Hi Everyone. I did a lot of sailing in my youth. Now I am retiring and researching being a snowbird on the Florida gulf coast. We thinking of getting a pocket cruiser or a large dinghy, also get a condo near a sailboat friendly bay. My wife wants an friendly social scene on land. Hopefully we can find the best of both worlds.


----------



## deniseO30 (Nov 27, 2006)

I thought snowbirds did Maine Florida, Florida Maine!


----------



## Mitch Vine (Sep 7, 2018)

We are the Toronto Florida species.


----------



## deniseO30 (Nov 27, 2006)

You may need a larger boat for that trip!


----------



## Arcb (Aug 13, 2016)

Are you going to trailer it back and forth? I did that last winter(Ottawa) and plan to do it again in anothther year. I trailered my beach cat down behind my minivan. It wasnt too bad, blew out a trailer tire on the way back up in South Carolina. Next time I go I might try and go with something car toppable.
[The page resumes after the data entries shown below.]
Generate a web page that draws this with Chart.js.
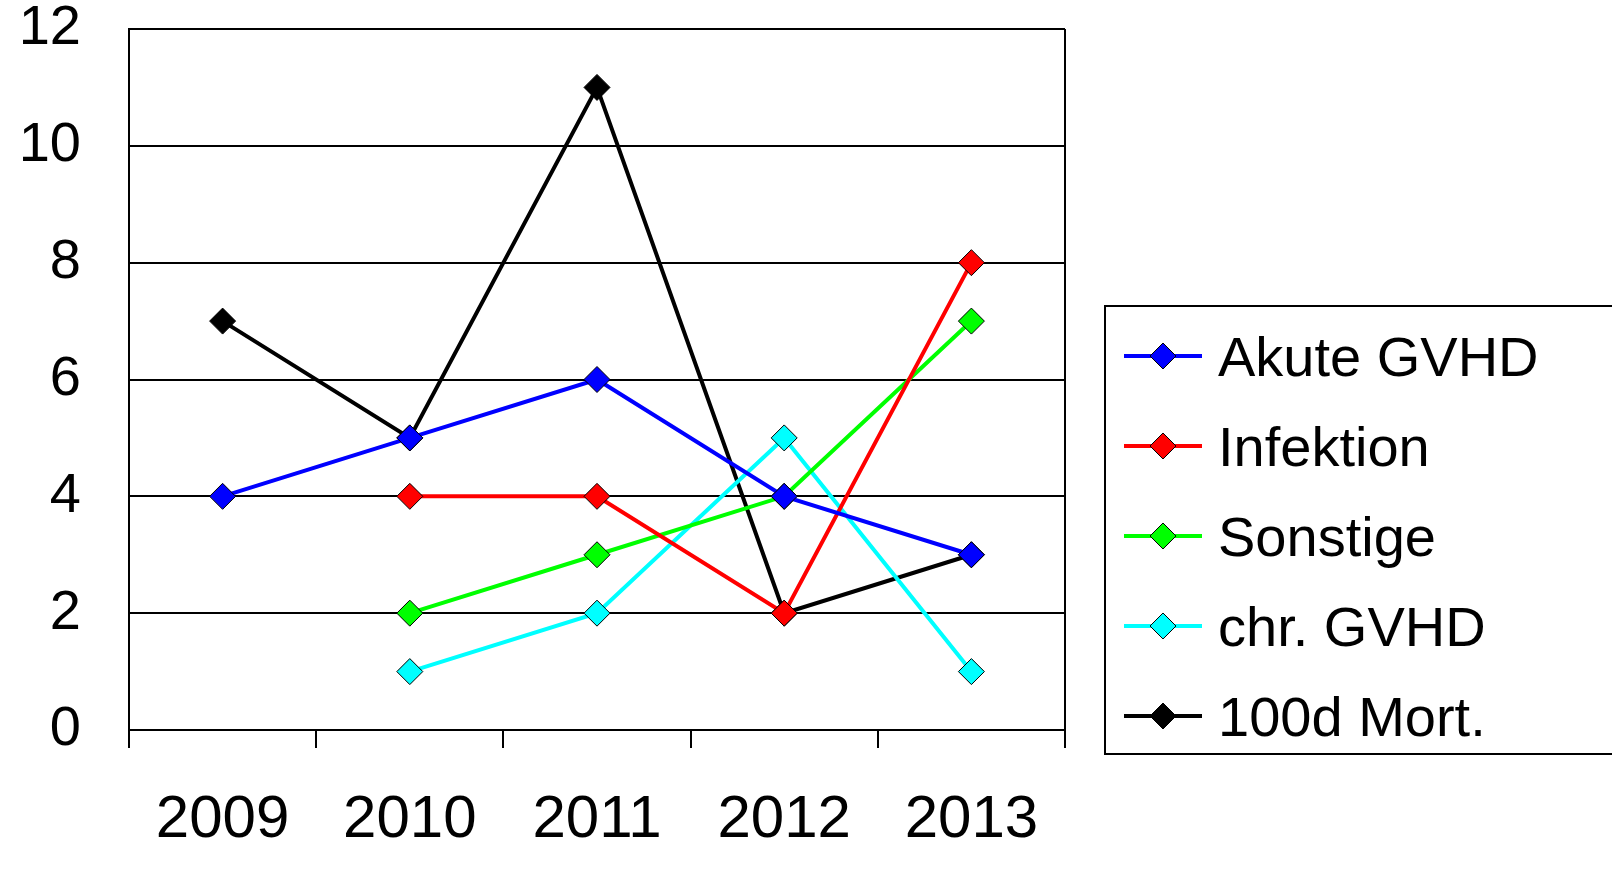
<!DOCTYPE html>
<html><head><meta charset="utf-8">
<script src="https://cdn.jsdelivr.net/npm/chart.js@4/dist/chart.umd.min.js"></script>
<style>
body{margin:0;background:#fff;font-family:"Liberation Sans",Arial,sans-serif;overflow:hidden;}
#wrap{position:absolute;left:0;top:0;width:1090px;height:880px;}
#legend{position:absolute;left:1104px;top:305px;width:520px;height:450px;border:2px solid #000;box-sizing:border-box;padding-top:4px;}
.item{height:90px;display:flex;align-items:center;font-size:56px;color:#000;white-space:nowrap;}
.item canvas{margin-left:18px;margin-right:16px;}
</style></head><body>
<div id="wrap"><canvas id="c" width="1090" height="880"></canvas></div>
<div id="legend"></div>
<script>
const years = ["2009", "2010", "2011", "2012", "2013"];
const akute = [4, 5, 6, 4, 3];
const infektion = [null, 4, 4, 2, 8];
const sonstige = [null, 2, 3, 4, 7];
const chrGvhd = [null, 1, 2, 5, 1];
const mort = [7, 5, 11, 2, 3];
const names = ["Akute GVHD", "Infektion", "Sonstige", "chr. GVHD", "100d Mort."];
const colors = ["#0000ff", "#ff0000", "#00ff00", "#00ffff", "#000000"];
const series = [akute, infektion, sonstige, chrGvhd, mort];

const frame = {
  id: "frame",
  afterDraw(chart) {
    const a = chart.chartArea, ctx = chart.ctx;
    ctx.save();
    ctx.strokeStyle = "#000"; ctx.lineWidth = 2;
    ctx.beginPath();
    ctx.moveTo(a.right, a.top); ctx.lineTo(a.right, a.bottom + 18);
    ctx.stroke();
    ctx.restore();
  }
};

new Chart(document.getElementById("c"), {
  type: "line",
  data: {
    labels: years,
    datasets: series.map((d, i) => ({
      label: names[i], data: d, borderColor: colors[i], backgroundColor: colors[i],
      borderWidth: 4, pointStyle: "rectRot", pointRadius: 13, pointBorderColor: "#000",
      pointBorderWidth: 1, tension: 0
    }))
  },
  options: {
    responsive: false, animation: false, devicePixelRatio: 1,
    layout: { padding: { top: 29, right: 25, left: 0, bottom: 0 }, autoPadding: false },
    plugins: { legend: { display: false }, tooltip: { enabled: false } },
    scales: {
      x: {
        offset: true,
        grid: { offset: true, drawOnChartArea: false, color: "#000", lineWidth: 2, tickLength: 18 },
        border: { color: "#000", width: 2 },
        ticks: { color: "#000", font: { size: 60, family: "Liberation Sans" }, padding: 36, maxRotation: 0 },
        afterFit(s) { s.height = 150; s.paddingLeft = 0; s.paddingRight = 0; }
      },
      y: {
        min: 0, max: 12,
        ticks: { stepSize: 2, color: "#000", font: { size: 56, family: "Liberation Sans" }, padding: 48 },
        grid: { color: "#000", lineWidth: 2, tickLength: 0 },
        border: { color: "#000", width: 2 },
        afterFit(s) { s.width = 129; s.paddingTop = 0; s.paddingBottom = 0; }
      }
    }
  },
  plugins: [frame]
});

const lg = document.getElementById("legend");
names.forEach((n, i) => {
  const it = document.createElement("div"); it.className = "item";
  const cv = document.createElement("canvas"); cv.width = 78; cv.height = 34;
  const g = cv.getContext("2d");
  g.strokeStyle = colors[i]; g.lineWidth = 4;
  g.beginPath(); g.moveTo(0, 17); g.lineTo(78, 17); g.stroke();
  g.fillStyle = colors[i]; g.strokeStyle = "#000"; g.lineWidth = 1;
  g.beginPath(); g.moveTo(39, 4); g.lineTo(52, 17); g.lineTo(39, 30); g.lineTo(26, 17); g.closePath(); g.fill(); g.stroke();
  it.appendChild(cv);
  const t = document.createElement("span"); t.textContent = n; it.appendChild(t);
  lg.appendChild(it);
});
</script>
</body></html>
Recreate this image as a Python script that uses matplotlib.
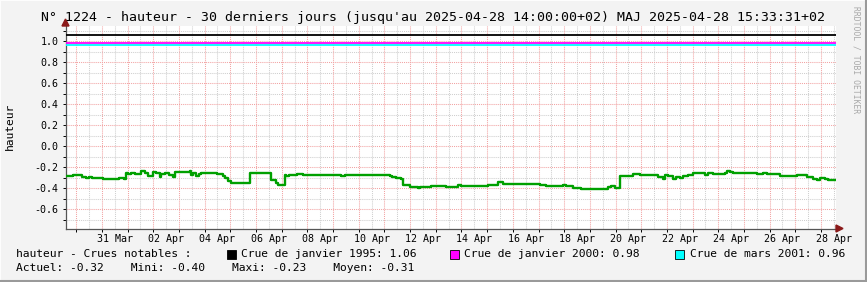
import matplotlib
matplotlib.use("Agg")
import matplotlib.pyplot as plt
from matplotlib.patches import Rectangle, Polygon
from matplotlib.lines import Line2D
import numpy as np

# data: hours since 2025-03-29 14:00 and water level (step changes)
hours = [0, 7, 15, 19, 22, 25, 35, 46, 50, 55, 57, 58, 61, 65, 71, 74, 77, 82, 85, 88,
         89.5, 93, 97, 100, 102, 116, 117.5, 119, 122, 125, 127, 135, 142, 147, 149, 152,
         155, 172, 181, 192, 197, 198.5, 205, 206, 209, 216, 222, 225, 240.6, 246.8, 253.1,
         257.8, 260.9, 265.5, 270.2, 281.1, 284.2, 288.9, 290.5, 293.6, 298.3, 302.9, 305.4,
         309.2, 313.9, 315.4, 321.6, 329.4, 331, 341.9, 356, 366.8, 370, 394.9, 404.2, 408.9,
         435.4, 438.5, 443.2, 449.4, 465, 468.1, 474.3, 482.1, 507, 510.2, 513.3, 518,
         530.4, 536.7, 546, 550.7, 553.8, 558.5, 560, 563.1, 567.8, 570.9, 574.1, 577.2,
         581.9, 586.5, 591.2, 597.5, 600.6, 605.3, 609.9, 616.2, 617.7, 620.8, 623.9, 630.2,
         645.8, 652, 655.1, 667.6, 680, 683.2, 692.5, 698.7, 701.9, 705, 709.7, 712.8, 720]
hauteur = [-0.283, -0.276, -0.289, -0.298, -0.289, -0.305, -0.308, -0.314, -0.305, -0.314,
           -0.251, -0.263, -0.257, -0.263, -0.235, -0.251, -0.283, -0.241, -0.257, -0.289,
           -0.263, -0.257, -0.273, -0.289, -0.241, -0.235, -0.273, -0.251, -0.283, -0.263,
           -0.251, -0.257, -0.263, -0.279, -0.305, -0.327, -0.352, -0.251, -0.257, -0.32,
           -0.352, -0.368, -0.273, -0.283, -0.27, -0.263, -0.273, -0.27, -0.276, -0.27,
           -0.276, -0.279, -0.27, -0.276, -0.27, -0.276, -0.27, -0.276, -0.27, -0.276,
           -0.27, -0.279, -0.289, -0.298, -0.314, -0.371, -0.39, -0.40, -0.39, -0.375,
           -0.384, -0.365, -0.375, -0.365, -0.34, -0.356, -0.362, -0.356, -0.365, -0.375,
           -0.365, -0.375, -0.394, -0.406, -0.39, -0.378, -0.394, -0.279, -0.263, -0.27,
           -0.276, -0.27, -0.289, -0.308, -0.27, -0.283, -0.308, -0.289, -0.298, -0.283,
           -0.27, -0.251, -0.257, -0.27, -0.254, -0.267, -0.26, -0.254, -0.232, -0.241,
           -0.251, -0.257, -0.263, -0.257, -0.263, -0.279, -0.283, -0.276, -0.289, -0.308,
           -0.317, -0.302, -0.308, -0.317, -0.317]

crues_noms = ["Crue de janvier 1995", "Crue de janvier 2000", "Crue de mars 2001"]
crues_val = [1.06, 0.98, 0.96]
crues_col = ["#000000", "#ff00ff", "#00ffff"]

day_labels = ["31 Mar", "02 Apr", "04 Apr", "06 Apr", "08 Apr", "10 Apr", "12 Apr", "14 Apr",
              "16 Apr", "18 Apr", "20 Apr", "22 Apr", "24 Apr", "26 Apr", "28 Apr"]
yticks = [-0.6, -0.4, -0.2, 0.0, 0.2, 0.4, 0.6, 0.8, 1.0]

W, H = 867, 282
plt.rcParams['font.family'] = 'DejaVu Sans Mono'

fig = plt.figure(figsize=(W / 100, H / 100), dpi=100, facecolor="#f3f3f3")
L, R, T, B = 65.5, 836, 26, 228.5
ax = fig.add_axes([L / W, 1 - B / H, (R - L) / W, (B - T) / H])
ax.set_facecolor("white")
ax.set_xlim(0, 720)
ax.set_ylim(-0.782, 1.143)

# grid
mid = 10  # first midnight (30 Mar 00:00)
majors_x = np.arange(mid, 720, 24)
minors_x = np.arange(mid + 12, 720, 24)
for x in minors_x:
    ax.axvline(x, color="#cfcfcf", lw=0.75, ls=(0, (1, 1)), zorder=1)
for y in np.arange(-0.7, 1.15, 0.2):
    ax.axhline(y, color="#cfcfcf", lw=0.75, ls=(0, (1, 1)), zorder=1)
for x in majors_x:
    ax.axvline(x, color="#f2a3a3", lw=0.75, ls=(0, (1, 1)), zorder=1)
for y in yticks:
    ax.axhline(y, color="#f2a3a3", lw=0.75, ls=(0, (1, 1)), zorder=1)

for v, c in zip(crues_val, crues_col):
    ax.axhline(v, color=c, lw=1.3, zorder=3)

ax.plot(hours, hauteur, drawstyle="steps-post", color="#00a000", lw=1.7, zorder=4)

# ticks
ax.set_yticks(yticks)
ax.set_yticklabels(["%.1f" % v for v in yticks])
ax.set_yticks(np.arange(-0.7, 1.15, 0.2), minor=True)
label_pos = [mid + 24 + 12 + 48 * i for i in range(len(day_labels))]
ax.set_xticks(label_pos)
ax.set_xticklabels(day_labels)
ax.set_xticks(majors_x, minor=True)
ax.tick_params(axis="both", labelsize=7.2, colors="#000000", length=2.5, width=0.7,
               pad=2.5, direction="out")
ax.tick_params(axis="x", which="major", length=0)
ax.tick_params(axis="both", which="minor", length=2, width=0.7)
ax.tick_params(axis="x", pad=4)

for s in ["top", "right"]:
    ax.spines[s].set_visible(False)
for s in ["left", "bottom"]:
    ax.spines[s].set_color("#555555")
    ax.spines[s].set_linewidth(0.9)

# axis arrows
fig.patches.append(Polygon([[(R + 0) / W, 1 - (B - 3.5) / H], [(R + 7) / W, 1 - B / H],
                            [(R + 0) / W, 1 - (B + 3.5) / H]], closed=True,
                           transform=fig.transFigure, color="#8b1a1a"))
fig.patches.append(Polygon([[(L - 3.5) / W, 1 - T / H], [L / W, 1 - (T - 7) / H],
                            [(L + 3.5) / W, 1 - T / H]], closed=True,
                           transform=fig.transFigure, color="#8b1a1a"))

# title and labels
fig.text(433 / W, 1 - 18 / H,
         "N° 1224 - hauteur - 30 derniers jours (jusqu'au 2025-04-28 14:00:00+02) MAJ 2025-04-28 15:33:31+02",
         ha="center", va="center", fontsize=9.5)
fig.text(10 / W, 1 - 126 / H, "hauteur", rotation=90, ha="center", va="center", fontsize=8.1)
fig.text(856 / W, 1 - 60 / H, "RRDTOOL / TOBI OETIKER", rotation=-90, ha="center",
         va="center", fontsize=5.8, color="#a8a8a8")

# legend
fig.text(16 / W, 1 - 254 / H, "hauteur - Crues notables :", ha="left", va="center", fontsize=8.1)
box_x = [226.5, 450, 675]
for bx, n, v, c in zip(box_x, crues_noms, crues_val, crues_col):
    fig.patches.append(Rectangle((bx / W, 1 - 259 / H), 9 / W, 9 / H, transform=fig.transFigure,
                                 facecolor=c, edgecolor="#000000", lw=0.6))
    fig.text((bx + 14.5) / W, 1 - 254 / H, "%s: %.2f" % (n, v), ha="left", va="center",
             fontsize=8.1)
fig.text(16 / W, 1 - 268 / H,
         "Actuel: -0.32    Mini: -0.40    Maxi: -0.23    Moyen: -0.31",
         ha="left", va="center", fontsize=8.1)

# frame
fig.add_artist(Line2D([0, 0, 1], [0, 1, 1], transform=fig.transFigure, color="#fdfdfd", lw=1.5))
fig.add_artist(Line2D([0, 1, 1], [1 / H, 1 / H, 1], transform=fig.transFigure, color="#9a9a9a", lw=1.5))
fig.add_artist(Line2D([1 - 1 / W, 1 - 1 / W], [0, 1], transform=fig.transFigure, color="#9a9a9a", lw=1.5))

fig.savefig("out.png", dpi=100, facecolor=fig.get_facecolor())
Florida is an awesome spot for beach cat sailing. The Gulf of Mexico seems to be warmer in the middle of winter than Lake Ontario ever gets. You don't have to get a hot rod if you arent into speed. Some of them are pretty comfy.

This one has bench seating and a payload of 6 people or 1000 lbs.
https://www.hobie.com/sail/getaway/

However, I do also like the pocket cruiser option, but I would chose something pretty light for trailering all that way.


----------



## Mitch Vine (Sep 7, 2018)

Well I wasn't thinking about trailering before! I was thinking I would leave the boat in Florida. But trailering would solve the problem of what to do for storage when we aren't there.


----------



## Mitch Vine (Sep 7, 2018)

Are there any boat sharing clubs on the gulf coast. Toronto used to have a club that shared a large number of Albacore dinghys among it's members?


----------



## Minnewaska (Feb 21, 2010)

When we retire, we plan to snowbird as well. Generically, New England in the summer, Caribbean in the winter. 

Recently, my wife said she would prefer we owned two boats for it, one at each end. I never loved her more than in that moment. Then, we both sobered up and realized it's an awful idea.


----------



## jephotog (Feb 25, 2002)

Minnewaska said:


> Recently, my wife said she would prefer we owned two boats for it, one at each end. I never loved her more than in that moment. Then, we both sobered up and realized it's an awful idea.


Sounds like a great idea to me. They don't both have to be 50 footers.

I want a boat in Sea of Cortez and one in BC.


----------



## contrarian (Sep 14, 2011)

Three words.....
Sarasota Sailing Squadren
Should cover all you're looking for


----------